> **TO BE DONE**
Quote each line of the material verbatim, without the pictures.

> **SOURCE EXCERPT**
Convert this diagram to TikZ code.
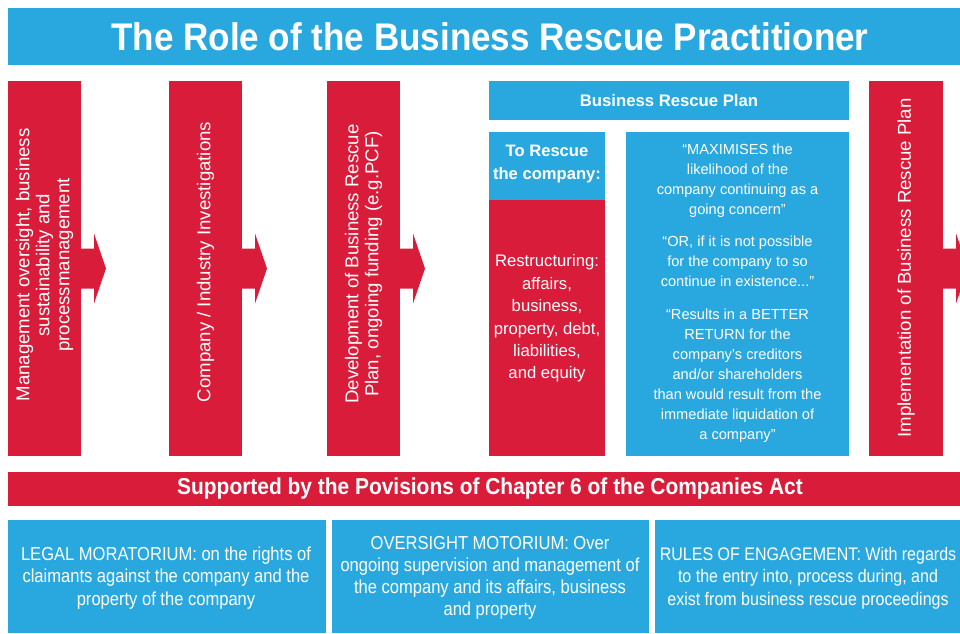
\documentclass[tikz,border=0pt]{standalone}
\usepackage{fontspec}
\setmainfont{Liberation Sans}
\newfontfamily\condfont[FakeStretch=0.88]{Liberation Sans}
\newfontfamily\titlefont[FakeStretch=0.91]{Liberation Sans}
\usetikzlibrary{calc}
\definecolor{brblue}{RGB}{41,168,224}
\definecolor{brred}{RGB}{216,28,58}
\newcommand{\brarrow}[1]{\fill[brred] ($(#1.east)+(-1,-20)$) -- ++(14,0) -- ++(0,-15) -- ++(12,35) -- ++(-12,35) -- ++(0,-15) -- ++(-14,0) -- cycle;}
\tikzset{
  box/.style={inner sep=0pt, outer sep=0pt, draw=none},
  bluebox/.style={box, fill=brblue},
  redbox/.style={box, fill=brred},
  coltext/.style={rotate=90, align=center, text=white, inner sep=0pt, font=\fontsize{18.6}{20}\selectfont},
  whitetext/.style={align=center, text=white, inner sep=0pt},
}
\begin{document}
\begin{tikzpicture}[x=1pt,y=-1pt]
\useasboundingbox (0,0) rectangle (960,633);
\fill[white] (0,0) rectangle (960,633);
\begin{scope}
\clip (0,0) rectangle (960,633);
% title
\node[bluebox, minimum width=952pt, minimum height=57pt] (title) at (484,36.5) {};
\node[whitetext, font=\titlefont\bfseries\fontsize{38.5}{40}\selectfont] (titletext) at (490,37) {The Role of the Business Rescue Practitioner};
% columns
\node[redbox, minimum width=73pt, minimum height=375pt] (b1) at (44.5,268.5) {};
\node[redbox, minimum width=73pt, minimum height=375pt] (b2) at (205.5,268.5) {};
\node[redbox, minimum width=73pt, minimum height=375pt] (b3) at (363.5,268.5) {};
\node[redbox, minimum width=74pt, minimum height=375pt] (b4) at (906,268.5) {};
\brarrow{b1}
\brarrow{b2}
\brarrow{b3}
\brarrow{b4}
\node[coltext] (t1) at (44.5,265) {Management oversight, business\\sustainability and\\processmanagement};
\node[coltext] (t2) at (205.5,262) {Company / Industry Investigations};
\node[coltext] (t3) at (363.5,264) {Development of Business Rescue\\Plan, ongoing funding (e.g.PCF)};
\node[coltext] (t4) at (906,268) {Implementation of Business Rescue Plan};
% business rescue plan
\node[bluebox, minimum width=360pt, minimum height=39pt] (brp) at (669,100.5) {};
\node[whitetext, font=\bfseries\fontsize{16.7}{20}\selectfont] (brptext) at (brp.center) {Business Rescue Plan};
\node[bluebox, minimum width=116pt, minimum height=68pt] (resc) at (547,166) {};
\node[whitetext, font=\bfseries\fontsize{16.6}{23}\selectfont] (resctext) at (547,164) {To Rescue\\the company:};
\node[redbox, minimum width=116pt, minimum height=256pt] (restr) at (547,328) {};
\node[whitetext, font=\fontsize{16.7}{22.4}\selectfont] (restrtext) at (547,318.5) {Restructuring:\\affairs,\\business,\\property, debt,\\liabilities,\\and equity};
\node[bluebox, minimum width=223pt, minimum height=324pt] (quote) at (737.5,294) {};
\node[whitetext, font=\fontsize{14.6}{20}\selectfont] (quotetext) at (737.5,293) {“MAXIMISES the\\likelihood of the\\company continuing as a\\going concern”\\[12.7pt]“OR, if it is not possible\\for the company to so\\continue in existence...”\\[12.7pt]“Results in a BETTER\\RETURN for the\\company’s creditors\\and/or shareholders\\than would result from the\\immediate liquidation of\\a company”};
% supported bar
\node[redbox, minimum width=952pt, minimum height=34pt] (supp) at (484,489) {};
\node[whitetext, font=\titlefont\bfseries\fontsize{23}{25}\selectfont] (supptext) at (490,489) {Supported by the Povisions of Chapter 6 of the Companies Act};
% bottom boxes
\node[bluebox, minimum width=318pt, minimum height=113pt] (p1) at (167,576.5) {};
\node[bluebox, minimum width=317pt, minimum height=113pt] (p2) at (490.5,576.5) {};
\node[bluebox, minimum width=310pt, minimum height=113pt] (p3) at (810,576.5) {};
\node[whitetext, font=\condfont\fontsize{18.8}{22.5}\selectfont] (p1text) at (166,578) {LEGAL MORATORIUM: on the rights of\\claimants against the company and the\\property of the company};
\node[whitetext, font=\condfont\fontsize{18.8}{22}\selectfont] (p2text) at (490,577.5) {OVERSIGHT MOTORIUM: Over\\ongoing supervision and management of\\the company and its affairs, business\\and property};
\node[whitetext, font=\condfont\fontsize{18.2}{22.5}\selectfont] (p3text) at (808,578) {RULES OF ENGAGEMENT: With regards\\to the entry into, process during, and\\exist from business rescue proceedings};
\end{scope}
\end{tikzpicture}
\end{document}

> **SOLVED EXERCISE**
Convert this diagram to TikZ code.
\documentclass[tikz,border=0pt]{standalone}
\usepackage{fontspec}
\setmainfont{Liberation Sans}
\newfontfamily\condfont[FakeStretch=0.88]{Liberation Sans}
\newfontfamily\titlefont[FakeStretch=0.91]{Liberation Sans}
\usetikzlibrary{calc}
\definecolor{brblue}{RGB}{41,168,224}
\definecolor{brred}{RGB}{216,28,58}
\newcommand{\brarrow}[1]{\fill[brred] ($(#1.east)+(-1,-20)$) -- ++(14,0) -- ++(0,-15) -- ++(12,35) -- ++(-12,35) -- ++(0,-15) -- ++(-14,0) -- cycle;}
\tikzset{
  box/.style={inner sep=0pt, outer sep=0pt, draw=none},
  bluebox/.style={box, fill=brblue},
  redbox/.style={box, fill=brred},
  coltext/.style={rotate=90, align=center, text=white, inner sep=0pt, font=\fontsize{18.6}{20}\selectfont},
  whitetext/.style={align=center, text=white, inner sep=0pt},
}
\begin{document}
\begin{tikzpicture}[x=1pt,y=-1pt]
\useasboundingbox (0,0) rectangle (960,633);
\fill[white] (0,0) rectangle (960,633);
\begin{scope}
\clip (0,0) rectangle (960,633);
% title
\node[bluebox, minimum width=952pt, minimum height=57pt] (title) at (484,36.5) {};
\node[whitetext, font=\titlefont\bfseries\fontsize{38.5}{40}\selectfont] (titletext) at (490,37) {The Role of the Business Rescue Practitioner};
% columns
\node[redbox, minimum width=73pt, minimum height=375pt] (b1) at (44.5,268.5) {};
\node[redbox, minimum width=73pt, minimum height=375pt] (b2) at (205.5,268.5) {};
\node[redbox, minimum width=73pt, minimum height=375pt] (b3) at (363.5,268.5) {};
\node[redbox, minimum width=74pt, minimum height=375pt] (b4) at (906,268.5) {};
\brarrow{b1}
\brarrow{b2}
\brarrow{b3}
\brarrow{b4}
\node[coltext] (t1) at (44.5,265) {Management oversight, business\\sustainability and\\processmanagement};
\node[coltext] (t2) at (205.5,262) {Company / Industry Investigations};
\node[coltext] (t3) at (363.5,264) {Development of Business Rescue\\Plan, ongoing funding (e.g.PCF)};
\node[coltext] (t4) at (906,268) {Implementation of Business Rescue Plan};
% business rescue plan
\node[bluebox, minimum width=360pt, minimum height=39pt] (brp) at (669,100.5) {};
\node[whitetext, font=\bfseries\fontsize{16.7}{20}\selectfont] (brptext) at (brp.center) {Business Rescue Plan};
\node[bluebox, minimum width=116pt, minimum height=68pt] (resc) at (547,166) {};
\node[whitetext, font=\bfseries\fontsize{16.6}{23}\selectfont] (resctext) at (547,164) {To Rescue\\the company:};
\node[redbox, minimum width=116pt, minimum height=256pt] (restr) at (547,328) {};
\node[whitetext, font=\fontsize{16.7}{22.4}\selectfont] (restrtext) at (547,318.5) {Restructuring:\\affairs,\\business,\\property, debt,\\liabilities,\\and equity};
\node[bluebox, minimum width=223pt, minimum height=324pt] (quote) at (737.5,294) {};
\node[whitetext, font=\fontsize{14.6}{20}\selectfont] (quotetext) at (737.5,293) {“MAXIMISES the\\likelihood of the\\company continuing as a\\going concern”\\[12.7pt]“OR, if it is not possible\\for the company to so\\continue in existence...”\\[12.7pt]“Results in a BETTER\\RETURN for the\\company’s creditors\\and/or shareholders\\than would result from the\\immediate liquidation of\\a company”};
% supported bar
\node[redbox, minimum width=952pt, minimum height=34pt] (supp) at (484,489) {};
\node[whitetext, font=\titlefont\bfseries\fontsize{23}{25}\selectfont] (supptext) at (490,489) {Supported by the Povisions of Chapter 6 of the Companies Act};
% bottom boxes
\node[bluebox, minimum width=318pt, minimum height=113pt] (p1) at (167,576.5) {};
\node[bluebox, minimum width=317pt, minimum height=113pt] (p2) at (490.5,576.5) {};
\node[bluebox, minimum width=310pt, minimum height=113pt] (p3) at (810,576.5) {};
\node[whitetext, font=\condfont\fontsize{18.8}{22.5}\selectfont] (p1text) at (166,578) {LEGAL MORATORIUM: on the rights of\\claimants against the company and the\\property of the company};
\node[whitetext, font=\condfont\fontsize{18.8}{22}\selectfont] (p2text) at (490,577.5) {OVERSIGHT MOTORIUM: Over\\ongoing supervision and management of\\the company and its affairs, business\\and property};
\node[whitetext, font=\condfont\fontsize{18.2}{22.5}\selectfont] (p3text) at (808,578) {RULES OF ENGAGEMENT: With regards\\to the entry into, process during, and\\exist from business rescue proceedings};
\end{scope}
\end{tikzpicture}
\end{document}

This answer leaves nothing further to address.